For my ekphrasis essay I focused in on a specific element of the Hagia Sophia. I looked into a singular piece of art inside the church, the mosaic Deesis. This mosaic depicts the popular scene of the Virgin Mary, Christ, and St. John the Baptist. This giant piece of art is nearly 15 feet tall and made up of tons of tiny stones and glass that are very reflective in light. I looked into how this specific example of religious art comments on Byzantine culture. Most of the art was made strictly for religious purposes. This tells us how religion was the center of life in Byzantine Constantinople. The art of this time wasn’t made to look very realistic or technically advanced. Art was made as an aid for faith, not to stand by itself. Art was supposed to represent and get across messages of spirituality. Artists wanted to make artwork for the church, for if they were contracted to make something for them, that was work of a very high level. Visual art was an important element to the Byzantines. It contributed to the experience people had as they went to church. The architecture and intentional design of the Hagia Sophia was one way the goers experience was shaped, but the art and visuals of the inside was a whole other aspect in how it could create a spiritual experience.

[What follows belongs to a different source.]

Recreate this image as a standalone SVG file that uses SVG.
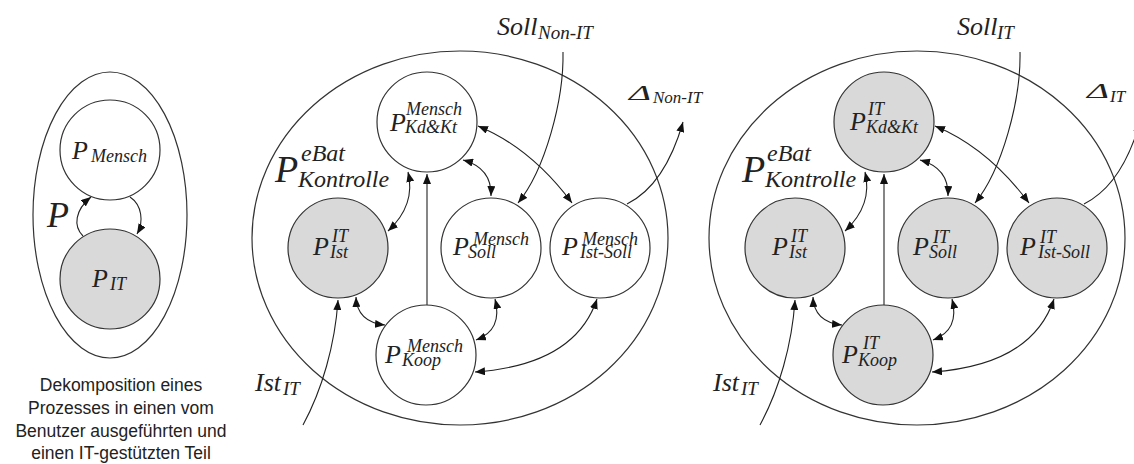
<svg xmlns="http://www.w3.org/2000/svg" width="1134" height="464" viewBox="0 0 1134 464">
<style>
.bg{fill:#fff}
.c{stroke:#333;stroke-width:1.2;fill:#fff}
.g{fill:#d9d9d9}
.e{fill:none;stroke:#333;stroke-width:1.2}
.l{fill:none;stroke:#222;stroke-width:1.1}
.bi{marker-start:url(#ah);marker-end:url(#ah)}
.uni{marker-end:url(#ah)}
.t{font-family:"Liberation Serif","Times New Roman",serif;font-style:italic;fill:#222}
.p{font-size:26px}
.s{font-size:18px}
.d{font-size:21px}
.cap{font-family:"Liberation Sans",Arial,sans-serif;font-size:17.5px;fill:#222;text-anchor:middle}
</style>
<defs>
<marker id="ah" viewBox="0 0 10 8" refX="10" refY="4" markerWidth="10" markerHeight="8" markerUnits="userSpaceOnUse" orient="auto-start-reverse"><path d="M0,0 L10,4 L0,8 z" fill="#111"/></marker>
</defs>
<rect class="bg" x="0" y="0" width="1134" height="464"/>

<!-- Left: decomposition -->
<g id="process-P">
<ellipse class="e" cx="110" cy="215" rx="77" ry="143"/>
<text class="t" x="47" y="227" font-size="36">P</text>
</g>
<g id="connectors-left">
<path class="l uni" d="M 83 236 C 73 226, 75 210, 91 197"/>
<path class="l uni" d="M 130 197 C 142 205, 144 222, 137 234"/>
</g>
<g id="node-P-Mensch">
<circle class="c" cx="110" cy="150" r="50"/>
<text class="t"><tspan class="p" x="72" y="159">P</tspan><tspan class="s" x="91" y="162">Mensch</tspan></text>
</g>
<g id="node-P-IT">
<circle class="c g" cx="110" cy="279" r="50"/>
<text class="t"><tspan class="p" x="92" y="287">P</tspan><tspan class="s" x="110" y="290">IT</tspan></text>
</g>
<g id="caption">
<text class="cap" x="121" y="391">Dekomposition eines</text>
<text class="cap" x="121" y="414">Prozesses in einen vom</text>
<text class="cap" x="121" y="437">Benutzer ausgeführten und</text>
<text class="cap" x="121" y="459">einen IT-gestützten Teil</text>
</g>

<!-- Middle: Mensch -->
<g id="system-mensch">
<ellipse class="e" cx="460" cy="238" rx="208" ry="187"/>
<text class="t"><tspan x="275" y="182" font-size="38">P</tspan><tspan x="301" y="161" font-size="24">eBat</tspan><tspan x="298" y="187" font-size="24">Kontrolle</tspan></text>
<text class="t"><tspan x="497" y="35" font-size="26">Soll</tspan><tspan x="538" y="39" font-size="19">Non-IT</tspan></text>
<text class="t"><tspan class="d" x="629" y="100" textLength="22" lengthAdjust="spacingAndGlyphs">Δ</tspan><tspan x="653" y="103" font-size="17">Non-IT</tspan></text>
<text class="t"><tspan x="255" y="391" font-size="26">Ist</tspan><tspan x="283" y="395" font-size="19">IT</tspan></text>
</g>
<g id="connectors-mensch">
<path class="l bi" d="M 408 172 Q 416 205 388 231"/>
<path class="l bi" d="M 463 160 Q 492 168 491 196"/>
<path class="l bi" d="M 478 126 Q 531 148 572 203"/>
<path class="l uni" d="M 563 52 C 564 100, 545 170, 518 203"/>
<path class="l uni" d="M 627 204 Q 665 185 683 122"/>
<path class="l uni" d="M 303 425 C 322 390, 335 345, 338 300"/>
<path class="l bi" d="M 356 297 Q 357 322 385 325"/>
<path class="l bi" d="M 495 299 Q 503 330 476 340"/>
<path class="l bi" d="M 597 299 Q 575 365 475 372"/>
<path class="l uni" d="M 427 305 L 427 174"/>
</g>
<g id="node-m-kdkt">
<circle class="c" cx="427" cy="122" r="50"/>
<text class="t"><tspan class="p" x="390" y="131">P</tspan><tspan class="s" x="406" y="115">Mensch</tspan><tspan class="s" x="405" y="133">Kd&amp;Kt</tspan></text>
</g>
<g id="node-m-ist">
<circle class="c g" cx="338" cy="248" r="50"/>
<text class="t"><tspan class="p" x="313" y="255">P</tspan><tspan class="s" x="332" y="242">IT</tspan><tspan class="s" x="330" y="258">Ist</tspan></text>
</g>
<g id="node-m-soll">
<circle class="c" cx="491" cy="248" r="50"/>
<text class="t"><tspan class="p" x="453" y="255">P</tspan><tspan class="s" x="473" y="245">Mensch</tspan><tspan class="s" x="468" y="258">Soll</tspan></text>
</g>
<g id="node-m-istsoll">
<circle class="c" cx="600" cy="248" r="50"/>
<text class="t"><tspan class="p" x="562" y="255">P</tspan><tspan class="s" x="582" y="245">Mensch</tspan><tspan class="s" x="580" y="258">Ist-Soll</tspan></text>
</g>
<g id="node-m-koop">
<circle class="c" cx="426" cy="355" r="50"/>
<text class="t"><tspan class="p" x="385" y="363">P</tspan><tspan class="s" x="407" y="352">Mensch</tspan><tspan class="s" x="402" y="366">Koop</tspan></text>
</g>

<!-- Right: IT -->
<g id="system-it">
<ellipse class="e" cx="917" cy="238" rx="208" ry="187"/>
<text class="t"><tspan x="742" y="182" font-size="38">P</tspan><tspan x="767" y="161" font-size="24">eBat</tspan><tspan x="765" y="187" font-size="24">Kontrolle</tspan></text>
<text class="t"><tspan x="957" y="35" font-size="26">Soll</tspan><tspan x="997" y="39" font-size="19">IT</tspan></text>
<text class="t"><tspan class="d" x="1087" y="98" textLength="22" lengthAdjust="spacingAndGlyphs">Δ</tspan><tspan x="1110" y="102" font-size="17">IT</tspan></text>
<text class="t"><tspan x="713" y="391" font-size="26">Ist</tspan><tspan x="741" y="395" font-size="19">IT</tspan></text>
</g>
<g id="connectors-it">
<path class="l bi" d="M 865 172 Q 873 205 845 231"/>
<path class="l bi" d="M 920 160 Q 949 168 948 196"/>
<path class="l bi" d="M 935 126 Q 988 148 1029 203"/>
<path class="l uni" d="M 1020 52 C 1021 100, 1002 170, 975 203"/>
<path class="l uni" d="M 1084 204 Q 1122 185 1140 122"/>
<path class="l uni" d="M 760 425 C 779 390, 792 345, 795 300"/>
<path class="l bi" d="M 813 297 Q 814 322 842 325"/>
<path class="l bi" d="M 952 299 Q 960 330 933 340"/>
<path class="l bi" d="M 1054 299 Q 1032 365 932 372"/>
<path class="l uni" d="M 884 305 L 884 174"/>
</g>
<g id="node-it-kdkt">
<circle class="c g" cx="884" cy="122" r="50"/>
<text class="t"><tspan class="p" x="850" y="130">P</tspan><tspan class="s" x="868" y="115">IT</tspan><tspan class="s" x="866" y="133">Kd&amp;Kt</tspan></text>
</g>
<g id="node-it-ist">
<circle class="c g" cx="795" cy="248" r="50"/>
<text class="t"><tspan class="p" x="772" y="255">P</tspan><tspan class="s" x="791" y="242">IT</tspan><tspan class="s" x="789" y="258">Ist</tspan></text>
</g>
<g id="node-it-soll">
<circle class="c g" cx="948" cy="248" r="50"/>
<text class="t"><tspan class="p" x="913" y="255">P</tspan><tspan class="s" x="933" y="243">IT</tspan><tspan class="s" x="929" y="258">Soll</tspan></text>
</g>
<g id="node-it-istsoll">
<circle class="c g" cx="1057" cy="248" r="50"/>
<text class="t"><tspan class="p" x="1020" y="255">P</tspan><tspan class="s" x="1040" y="243">IT</tspan><tspan class="s" x="1038" y="258">Ist-Soll</tspan></text>
</g>
<g id="node-it-koop">
<circle class="c g" cx="883" cy="355" r="50"/>
<text class="t"><tspan class="p" x="842" y="363">P</tspan><tspan class="s" x="863" y="349">IT</tspan><tspan class="s" x="858" y="366">Koop</tspan></text>
</g>
</svg>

The last assignment I did that was about the Byzantine’s was my connections essay, which was a broader, more general research paper that drew connections from the Byzantines to modern day culture. I dove more into architecture and how it can be used to shape our experiences. I mentioned how the Hagia Sophia had many intentional structural designs such as a dome for better acoustics, windows to let in more light for reflection, and marble floors that symbolized the Bosphorus. I compared that to my own experience of going to the Basilica of the Sacred Heart at Notre Dame in Indiana. There were big pillars and religious art everywhere. I could draw comparisons from the two churches in my head and see how some of the same architectural designs are still implemented today. Architecture has a big impact on our psyches and we often don’t even realize it. I talked about how certain kinds of architecture can be designed to make someone feel bad or scared. I used the example of prisons and a source that studied the effects of solitary confinement on prisoners. It went into more detail about how your surroundings can affect you mentally, but in this example it affected people negatively. These were the connections I made between Byzantine culture and modern day.